Les sœurs aux yeux bleus, Marie Sizun (par Stéphane Bret)
Les sœurs aux yeux bleus, juin 2020, 396 pages, 8,50 €
Ecrivain(s): Marie Sizun Edition: Folio (Gallimard)
Comment entrevoir une autre vie, une possibilité d’émancipation et d’accomplissement personnel ?
En cette seconde moitié du XIXe siècle, c’est bien difficile pour les enfants Sézeneau : ils sont cinq, deux garçons Isidore et Eugène, trois filles, Louise, Eugénie, et Alice, nés tous à cette époque. Le père, Léonard Sézeneau, est une sorte de pater familias, ombrageux, autoritaire, peu disert. Il fait planer son autorité sur le foyer. Son épouse, Hulda, est décédée et des mauvaises langues affirment que c’est parce que Hulda aurait appris la liaison qu’entretient Léonard avec Livia Bergvist, une jeune femme d’origine suédoise, qui est la gouvernante de la famille Sézeneau.

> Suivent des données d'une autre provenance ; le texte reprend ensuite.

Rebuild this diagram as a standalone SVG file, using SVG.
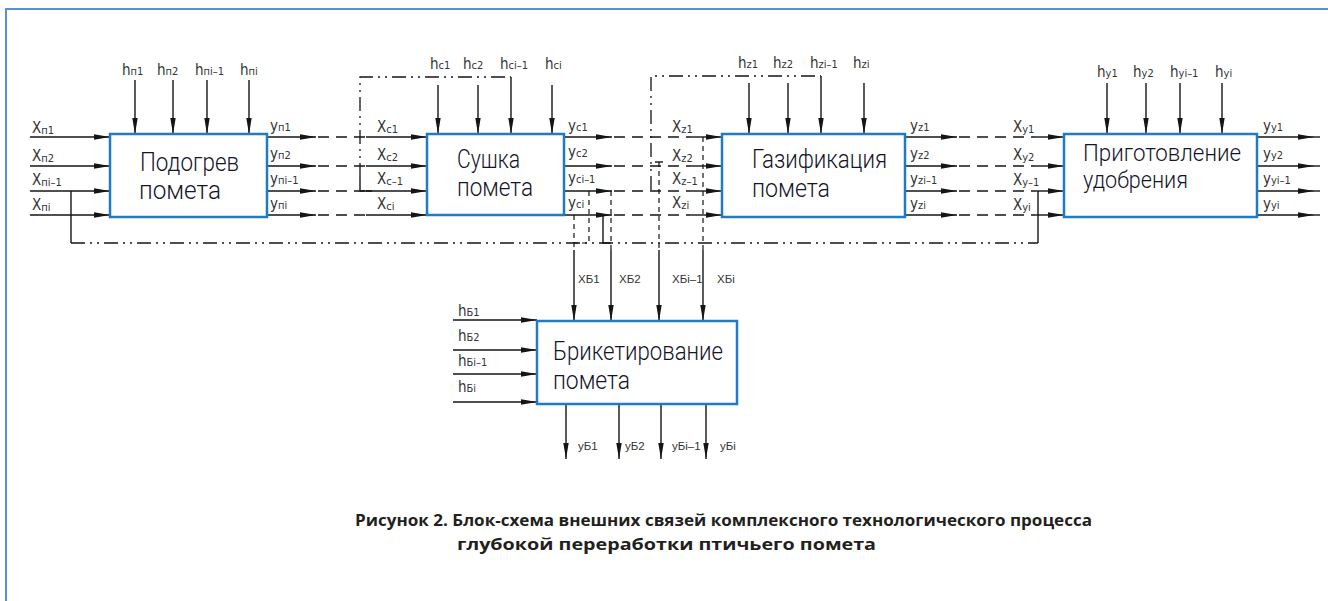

Très vite, la narratrice Marie Sizun nous initie aux secrets plus ou moins inavouables de cette famille : Livia cache une naissance, un enfant qu’elle aurait pu avoir avec Léonard. Mais c’est le parcours des filles qui est privilégié dans ce roman. Les scènes sont décrites par Marie Sizun comme des épisodes de séries télévisées. On se laisse prendre à cette convention car Marie Sizun a de la sympathie pour ces sœurs aux yeux bleus.
Ce qui retient l’attention du lecteur, ce sont les tentatives d’émancipation de ces femmes, ces trois sœurs qui cherchent à vivre par elles-mêmes, avant de songer au bonheur personnel, concept qu’elles rejettent en raison de leur éducation conservatrice et de leur rigidité mentale, issue de leur éducation protestante très rigoriste. Les garçons Isidore et Eugène sont envoyés au Prytanée militaire de La Flèche pour y préparer Saint-Cyr, et intégrer les hauts grades de l’Armée car tel est le parcours d’un garçon de la bourgeoisie à cette époque.
Eugénie est attirée par les arts plastiques, le dessin de mode, elle est conduite au cours de son existence à fréquenter la Bohème de Montparnasse, des milieux jusqu’alors inconnus pour elle. Alice a un parcours qui conduit à une émancipation partielle mais réelle : elle parvient à travailler pour le Touring Club de France, et dispose de ses propres moyens d’existence. Alice sera amenée à soutenir ses sœurs, Eugénie qui tombe enceinte d’un jeune homme, Jean, qui se trouve être le fils de Georges Bergvist, lui-même l’enfant de Livia… Tout un imbroglio s’ensuit entre les familles Sézeneau et Bergvist. Eugénie triomphera de ses épreuves, des préjugés familiaux, et décidera de ce que doit être sa vie. Pourtant, on retiendra le côté méritoire de ces tentatives de conquête de leurs libertés par ces femmes, en dépit du contexte familial, de la situation générale de la femme entre la fin du XIXe siècle et le début du XXe, un tournant dans l’histoire du pays et des femmes françaises. Marie Sizun, par son empathie pour ses personnages, sa volonté d’illustrer les difficultés de ses héroïnes, nous convainc de la pertinence de sa démonstration : les changements sont lents, ils s’insinuent très graduellement dans les vies individuelles, avant de ruisseler dans la société entière. Un beau roman, une défense et illustration de l’émancipation en plan rapproché.
Stéphane Bret
Née en 1940, Marie Sizun est l’auteure de dix romans parus chez Arléa, dont Le père de la petite(2005, Prix Librecourt), La femme de l’Allemand (2007, Grand Prix des lectrices d’Elle et Prix des lecteurs du Télégramme), et La gouvernante suédoise (2016, Prix Bretagne), et de deux recueils de nouvelles, Vous n’avez pas vu Violette ? (2017, Prix de la nouvelle de l’Académie française), et Ne quittez pas ! (2020).